It’s become a time-honored tradition, as an old, secular year ends and a new one, brimming with potential commences, for various pundits to sum up the past twelve months for us. And since there hasn’t been a year without religion since Adam and Eve were created, it stands to reason that the religious year in review is yet another perspective to take on this mid-winter’s day. The New Jersey Star-Ledger, my state’s answer to the New York Times, ran a 2012 top stories in religion feature on Sunday, the one day that anyone might be tempted to pay attention to things spiritual. The list reflects the view of A. James Rudin and it features several stories, most of which tend to show the embarrassing side of belief. Rudin begins his list with an amorphous Islam as reflected at unrest in the Middle East. One of the misfortunes I often deal with in my editorial role is this association of Islam with violence. There are deep roots to the trouble in the Middle East, many of them planted and watered by Christians. Religious extremists, however, are the more sexy side of the story and they always abscond with the headlines.
I should take care with my word choice, however, because yet another of the stories—dominated as they are by Christians—concerns the Catholic Church’s continuing troubles with hiding away child molesters (number five). The number two story, also about Christians, is also about sex as well. That story highlights the chagrin of the Religious Right at the recognition, long overdue, of same-sex marriages in three states. Gender plays a role in story four, the succession of Rowan Williams as Archbishop of Canterbury, but also the related story of how the Church of England still refuses to recognize women as bishops. A deity who can’t see past genitalia should be troubling to any believer. Yet a full quarter of one commentator’s top religious stories are concerned with sex. That’s how the world sees the issue.

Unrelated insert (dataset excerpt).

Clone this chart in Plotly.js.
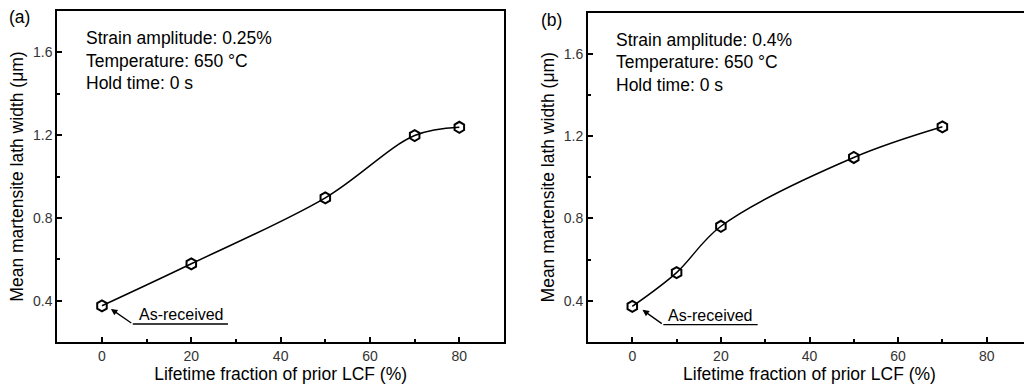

The remaining stories Rudin points out have to do with Jewish-Christian relations, aging pontiffs, and the growth of Nones in the US religious marketplace. Anyone who spends time reading contemporary accounts of religion will be familiar with the Nones—that increasing number of people who declare no religious affiliation. Ironically, those involved in such scandals as we often see in the headlines are troubled by the number of people opting out of traditional religions. I almost wrote “opting out of faith” there, but that’s not really the issue. The Nones I know, and there are many, don’t necessarily not have faith. They have lost confidence (if they ever had it) in religious institutions. Interestingly, Rudin concludes his list with the tragedy in Newtown, Connecticut, along with the death of Sun Myung Moon and a few others. The Newtown tragedy remains the least and most religious event in the past year. And unless those of us who survive do something about it, these dead will have died in vain. Let’s hope 2013 has something better on offer.